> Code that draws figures
####################

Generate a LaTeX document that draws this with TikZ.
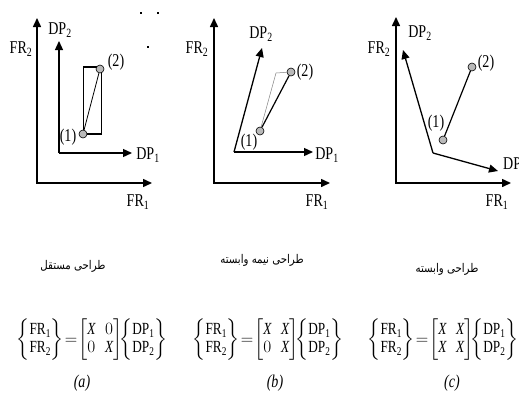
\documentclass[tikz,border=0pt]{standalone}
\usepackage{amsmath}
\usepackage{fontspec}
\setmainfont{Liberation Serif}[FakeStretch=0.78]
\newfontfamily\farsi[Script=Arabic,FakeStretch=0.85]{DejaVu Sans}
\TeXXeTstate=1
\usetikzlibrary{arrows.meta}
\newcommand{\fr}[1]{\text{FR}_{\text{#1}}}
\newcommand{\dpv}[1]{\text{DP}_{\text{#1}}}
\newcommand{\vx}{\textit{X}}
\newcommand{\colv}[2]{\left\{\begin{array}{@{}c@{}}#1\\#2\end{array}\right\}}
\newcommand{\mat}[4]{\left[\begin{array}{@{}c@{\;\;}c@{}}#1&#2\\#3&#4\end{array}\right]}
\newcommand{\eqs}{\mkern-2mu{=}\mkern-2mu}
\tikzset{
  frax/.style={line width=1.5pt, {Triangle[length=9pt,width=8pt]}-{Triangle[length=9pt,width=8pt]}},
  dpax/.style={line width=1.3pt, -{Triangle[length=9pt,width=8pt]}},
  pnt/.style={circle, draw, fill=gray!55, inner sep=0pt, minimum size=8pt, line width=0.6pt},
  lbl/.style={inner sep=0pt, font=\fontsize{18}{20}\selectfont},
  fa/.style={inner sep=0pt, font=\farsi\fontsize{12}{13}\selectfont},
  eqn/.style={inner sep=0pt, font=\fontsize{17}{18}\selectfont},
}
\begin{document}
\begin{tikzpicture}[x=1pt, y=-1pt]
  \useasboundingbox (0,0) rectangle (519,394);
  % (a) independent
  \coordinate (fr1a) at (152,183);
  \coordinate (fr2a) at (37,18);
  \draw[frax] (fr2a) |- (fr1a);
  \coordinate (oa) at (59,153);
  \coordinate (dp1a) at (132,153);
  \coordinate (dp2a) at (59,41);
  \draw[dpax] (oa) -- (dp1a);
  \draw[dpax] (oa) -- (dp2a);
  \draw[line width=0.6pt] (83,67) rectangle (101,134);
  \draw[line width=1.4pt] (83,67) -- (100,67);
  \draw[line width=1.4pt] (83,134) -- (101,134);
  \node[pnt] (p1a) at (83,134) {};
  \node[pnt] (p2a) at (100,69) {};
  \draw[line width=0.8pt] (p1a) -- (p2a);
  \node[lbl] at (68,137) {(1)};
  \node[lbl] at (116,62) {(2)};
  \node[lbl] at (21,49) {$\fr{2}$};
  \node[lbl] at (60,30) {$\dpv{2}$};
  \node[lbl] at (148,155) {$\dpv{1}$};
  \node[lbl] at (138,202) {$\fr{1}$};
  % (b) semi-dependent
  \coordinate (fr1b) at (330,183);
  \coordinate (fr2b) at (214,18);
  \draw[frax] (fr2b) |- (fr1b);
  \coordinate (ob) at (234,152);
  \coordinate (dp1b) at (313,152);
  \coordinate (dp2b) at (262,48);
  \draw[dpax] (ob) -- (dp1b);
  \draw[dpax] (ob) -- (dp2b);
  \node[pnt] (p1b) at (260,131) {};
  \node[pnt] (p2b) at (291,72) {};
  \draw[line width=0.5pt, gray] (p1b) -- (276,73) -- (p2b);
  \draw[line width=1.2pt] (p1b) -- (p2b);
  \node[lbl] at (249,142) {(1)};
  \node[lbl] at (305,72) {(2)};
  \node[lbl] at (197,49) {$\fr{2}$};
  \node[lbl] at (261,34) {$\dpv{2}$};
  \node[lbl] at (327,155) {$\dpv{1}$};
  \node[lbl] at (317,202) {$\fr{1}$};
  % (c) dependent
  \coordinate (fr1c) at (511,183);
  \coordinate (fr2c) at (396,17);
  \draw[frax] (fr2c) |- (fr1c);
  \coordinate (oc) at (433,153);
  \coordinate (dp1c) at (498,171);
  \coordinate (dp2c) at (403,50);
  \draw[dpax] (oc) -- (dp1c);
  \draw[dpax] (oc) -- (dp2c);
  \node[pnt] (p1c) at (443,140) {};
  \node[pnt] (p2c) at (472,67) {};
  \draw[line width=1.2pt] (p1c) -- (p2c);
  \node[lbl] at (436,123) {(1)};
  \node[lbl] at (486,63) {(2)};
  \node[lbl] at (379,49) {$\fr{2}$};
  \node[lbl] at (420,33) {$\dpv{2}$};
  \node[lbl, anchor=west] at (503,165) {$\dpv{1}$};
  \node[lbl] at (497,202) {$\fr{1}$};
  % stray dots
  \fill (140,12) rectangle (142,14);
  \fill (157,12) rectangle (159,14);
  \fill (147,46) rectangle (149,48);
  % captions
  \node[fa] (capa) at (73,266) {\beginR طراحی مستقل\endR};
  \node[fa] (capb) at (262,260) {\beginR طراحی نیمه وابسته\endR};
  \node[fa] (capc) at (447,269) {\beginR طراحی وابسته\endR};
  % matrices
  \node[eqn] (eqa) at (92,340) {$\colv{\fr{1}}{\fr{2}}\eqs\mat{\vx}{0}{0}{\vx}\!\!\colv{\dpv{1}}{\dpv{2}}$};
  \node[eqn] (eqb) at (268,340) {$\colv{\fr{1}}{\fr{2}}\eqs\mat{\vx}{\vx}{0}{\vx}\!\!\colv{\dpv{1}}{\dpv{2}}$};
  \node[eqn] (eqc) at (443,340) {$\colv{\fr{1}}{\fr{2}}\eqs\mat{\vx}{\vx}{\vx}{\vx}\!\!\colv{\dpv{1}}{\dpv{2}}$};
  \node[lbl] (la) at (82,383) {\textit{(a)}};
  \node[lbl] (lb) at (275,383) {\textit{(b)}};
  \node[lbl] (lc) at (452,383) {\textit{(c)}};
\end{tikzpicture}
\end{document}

####################

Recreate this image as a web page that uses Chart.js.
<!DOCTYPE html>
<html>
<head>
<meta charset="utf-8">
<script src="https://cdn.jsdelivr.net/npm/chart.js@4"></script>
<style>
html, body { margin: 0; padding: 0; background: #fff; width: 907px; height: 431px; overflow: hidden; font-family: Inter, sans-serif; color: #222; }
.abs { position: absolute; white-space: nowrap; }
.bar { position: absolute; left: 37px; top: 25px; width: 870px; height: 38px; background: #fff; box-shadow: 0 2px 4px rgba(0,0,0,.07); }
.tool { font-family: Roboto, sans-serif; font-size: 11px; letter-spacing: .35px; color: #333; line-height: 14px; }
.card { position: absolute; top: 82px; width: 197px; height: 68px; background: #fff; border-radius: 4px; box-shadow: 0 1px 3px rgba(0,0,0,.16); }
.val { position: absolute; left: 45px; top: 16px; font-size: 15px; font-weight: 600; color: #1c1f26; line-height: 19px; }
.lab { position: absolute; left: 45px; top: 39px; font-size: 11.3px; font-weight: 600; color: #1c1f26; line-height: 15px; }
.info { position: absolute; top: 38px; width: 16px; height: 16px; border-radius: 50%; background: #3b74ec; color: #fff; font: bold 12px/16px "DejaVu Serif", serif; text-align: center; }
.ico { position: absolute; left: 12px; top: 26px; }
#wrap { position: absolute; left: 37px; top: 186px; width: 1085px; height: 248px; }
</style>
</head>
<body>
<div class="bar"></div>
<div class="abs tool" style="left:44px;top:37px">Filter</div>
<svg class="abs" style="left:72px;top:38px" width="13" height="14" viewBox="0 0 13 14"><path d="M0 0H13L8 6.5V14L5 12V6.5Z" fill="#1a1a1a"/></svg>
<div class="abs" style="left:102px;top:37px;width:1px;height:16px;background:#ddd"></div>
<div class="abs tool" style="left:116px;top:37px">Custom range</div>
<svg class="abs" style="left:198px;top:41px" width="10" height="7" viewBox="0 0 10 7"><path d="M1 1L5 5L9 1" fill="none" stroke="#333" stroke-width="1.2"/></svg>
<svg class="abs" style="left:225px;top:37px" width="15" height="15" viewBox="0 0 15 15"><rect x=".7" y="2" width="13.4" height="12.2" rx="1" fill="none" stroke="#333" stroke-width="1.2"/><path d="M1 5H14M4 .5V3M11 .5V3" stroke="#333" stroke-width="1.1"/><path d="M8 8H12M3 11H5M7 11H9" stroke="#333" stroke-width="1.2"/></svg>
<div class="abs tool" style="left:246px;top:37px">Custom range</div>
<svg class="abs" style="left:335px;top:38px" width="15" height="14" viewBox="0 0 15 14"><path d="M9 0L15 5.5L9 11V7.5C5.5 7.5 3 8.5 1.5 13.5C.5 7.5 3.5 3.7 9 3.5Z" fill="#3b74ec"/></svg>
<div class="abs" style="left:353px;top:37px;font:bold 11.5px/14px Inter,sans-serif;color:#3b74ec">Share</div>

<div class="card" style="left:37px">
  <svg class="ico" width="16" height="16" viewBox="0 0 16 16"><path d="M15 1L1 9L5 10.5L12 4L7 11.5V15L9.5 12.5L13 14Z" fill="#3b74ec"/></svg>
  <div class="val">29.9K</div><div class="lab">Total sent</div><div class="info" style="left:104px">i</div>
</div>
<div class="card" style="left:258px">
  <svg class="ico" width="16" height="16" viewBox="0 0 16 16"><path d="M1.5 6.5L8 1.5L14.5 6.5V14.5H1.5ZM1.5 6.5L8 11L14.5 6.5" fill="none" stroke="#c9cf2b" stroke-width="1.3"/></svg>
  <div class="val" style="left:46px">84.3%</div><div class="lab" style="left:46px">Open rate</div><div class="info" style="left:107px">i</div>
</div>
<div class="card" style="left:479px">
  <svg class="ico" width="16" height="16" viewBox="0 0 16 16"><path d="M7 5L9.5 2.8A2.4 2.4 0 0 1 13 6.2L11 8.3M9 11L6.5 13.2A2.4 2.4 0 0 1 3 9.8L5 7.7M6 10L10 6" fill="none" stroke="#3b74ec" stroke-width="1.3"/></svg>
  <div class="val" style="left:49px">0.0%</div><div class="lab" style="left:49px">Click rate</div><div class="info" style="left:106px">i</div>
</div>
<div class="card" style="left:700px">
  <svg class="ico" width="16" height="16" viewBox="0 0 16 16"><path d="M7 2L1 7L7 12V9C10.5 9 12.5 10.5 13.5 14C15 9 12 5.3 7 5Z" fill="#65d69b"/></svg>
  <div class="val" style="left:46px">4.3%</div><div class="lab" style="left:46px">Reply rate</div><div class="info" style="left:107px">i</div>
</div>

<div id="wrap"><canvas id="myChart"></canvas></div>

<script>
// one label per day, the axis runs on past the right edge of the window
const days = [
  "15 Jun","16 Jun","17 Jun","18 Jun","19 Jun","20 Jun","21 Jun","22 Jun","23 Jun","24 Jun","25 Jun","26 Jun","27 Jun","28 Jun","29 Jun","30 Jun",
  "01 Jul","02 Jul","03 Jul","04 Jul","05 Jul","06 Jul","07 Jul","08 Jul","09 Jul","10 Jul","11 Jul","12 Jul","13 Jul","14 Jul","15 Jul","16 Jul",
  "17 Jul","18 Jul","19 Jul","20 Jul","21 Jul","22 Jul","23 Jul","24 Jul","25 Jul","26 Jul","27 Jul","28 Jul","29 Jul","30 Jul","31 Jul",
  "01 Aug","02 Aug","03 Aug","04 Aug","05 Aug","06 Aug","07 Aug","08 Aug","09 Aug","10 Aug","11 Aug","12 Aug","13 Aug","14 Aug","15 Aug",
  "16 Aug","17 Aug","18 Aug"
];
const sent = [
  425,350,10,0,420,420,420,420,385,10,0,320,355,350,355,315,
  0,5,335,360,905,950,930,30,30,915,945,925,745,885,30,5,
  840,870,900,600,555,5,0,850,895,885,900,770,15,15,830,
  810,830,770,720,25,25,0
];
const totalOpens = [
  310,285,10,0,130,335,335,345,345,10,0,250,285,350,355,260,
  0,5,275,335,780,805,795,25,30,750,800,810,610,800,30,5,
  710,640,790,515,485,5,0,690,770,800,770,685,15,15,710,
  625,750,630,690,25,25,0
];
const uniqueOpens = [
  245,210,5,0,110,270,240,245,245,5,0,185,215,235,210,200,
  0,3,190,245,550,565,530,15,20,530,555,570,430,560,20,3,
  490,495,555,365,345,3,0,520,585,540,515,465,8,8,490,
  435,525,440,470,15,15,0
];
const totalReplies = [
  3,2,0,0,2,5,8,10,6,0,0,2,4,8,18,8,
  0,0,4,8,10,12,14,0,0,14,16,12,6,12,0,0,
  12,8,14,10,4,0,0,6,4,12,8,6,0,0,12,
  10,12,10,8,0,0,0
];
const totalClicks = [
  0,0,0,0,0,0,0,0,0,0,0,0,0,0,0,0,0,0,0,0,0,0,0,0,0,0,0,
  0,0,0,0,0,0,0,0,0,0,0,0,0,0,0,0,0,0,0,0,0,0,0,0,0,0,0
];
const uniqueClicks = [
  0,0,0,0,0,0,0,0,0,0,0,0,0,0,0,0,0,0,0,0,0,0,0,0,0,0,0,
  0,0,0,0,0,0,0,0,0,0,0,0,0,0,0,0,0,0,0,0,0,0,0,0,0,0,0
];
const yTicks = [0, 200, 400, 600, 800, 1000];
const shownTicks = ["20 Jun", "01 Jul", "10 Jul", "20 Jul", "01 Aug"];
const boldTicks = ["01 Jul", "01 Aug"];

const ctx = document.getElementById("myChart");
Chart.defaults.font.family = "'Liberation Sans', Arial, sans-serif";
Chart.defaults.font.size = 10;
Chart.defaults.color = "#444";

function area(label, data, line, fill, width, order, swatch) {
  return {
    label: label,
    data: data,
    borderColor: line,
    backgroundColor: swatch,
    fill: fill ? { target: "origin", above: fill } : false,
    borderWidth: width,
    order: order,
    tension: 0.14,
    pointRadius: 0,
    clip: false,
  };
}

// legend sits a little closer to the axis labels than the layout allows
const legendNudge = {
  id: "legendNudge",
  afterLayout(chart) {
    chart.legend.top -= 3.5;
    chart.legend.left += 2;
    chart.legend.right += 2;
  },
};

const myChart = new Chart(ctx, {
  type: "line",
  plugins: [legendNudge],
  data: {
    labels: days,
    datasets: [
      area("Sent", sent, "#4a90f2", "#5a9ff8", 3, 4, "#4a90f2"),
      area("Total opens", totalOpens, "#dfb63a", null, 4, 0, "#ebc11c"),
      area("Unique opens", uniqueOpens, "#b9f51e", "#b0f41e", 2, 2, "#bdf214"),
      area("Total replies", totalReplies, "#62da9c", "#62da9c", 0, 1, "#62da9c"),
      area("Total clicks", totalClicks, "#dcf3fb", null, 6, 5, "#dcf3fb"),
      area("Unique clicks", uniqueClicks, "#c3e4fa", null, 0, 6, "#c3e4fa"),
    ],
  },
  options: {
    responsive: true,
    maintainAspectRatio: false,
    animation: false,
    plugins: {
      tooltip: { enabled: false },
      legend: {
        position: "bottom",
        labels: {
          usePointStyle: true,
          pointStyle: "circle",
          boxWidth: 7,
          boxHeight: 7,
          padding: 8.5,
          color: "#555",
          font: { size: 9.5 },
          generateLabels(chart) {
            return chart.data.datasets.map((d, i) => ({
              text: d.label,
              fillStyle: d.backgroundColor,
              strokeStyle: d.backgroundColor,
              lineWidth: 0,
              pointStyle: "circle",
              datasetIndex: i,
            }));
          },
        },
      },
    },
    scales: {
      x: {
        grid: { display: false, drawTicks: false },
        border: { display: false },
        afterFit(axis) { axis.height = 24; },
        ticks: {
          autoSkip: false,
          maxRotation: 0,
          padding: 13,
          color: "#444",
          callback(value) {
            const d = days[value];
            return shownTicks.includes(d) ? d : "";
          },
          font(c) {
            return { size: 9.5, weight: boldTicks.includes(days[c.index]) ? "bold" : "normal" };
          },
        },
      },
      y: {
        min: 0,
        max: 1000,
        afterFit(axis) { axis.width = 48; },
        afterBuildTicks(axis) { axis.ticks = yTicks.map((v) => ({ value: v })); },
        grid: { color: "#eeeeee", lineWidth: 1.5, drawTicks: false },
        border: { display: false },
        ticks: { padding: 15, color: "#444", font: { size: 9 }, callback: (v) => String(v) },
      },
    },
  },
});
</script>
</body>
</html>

####################

> Exercise directions
In the records above, find each line holding "this" and copy it.

> Task solution
Generate a LaTeX document that draws this with TikZ.
Recreate this image as a web page that uses Chart.js.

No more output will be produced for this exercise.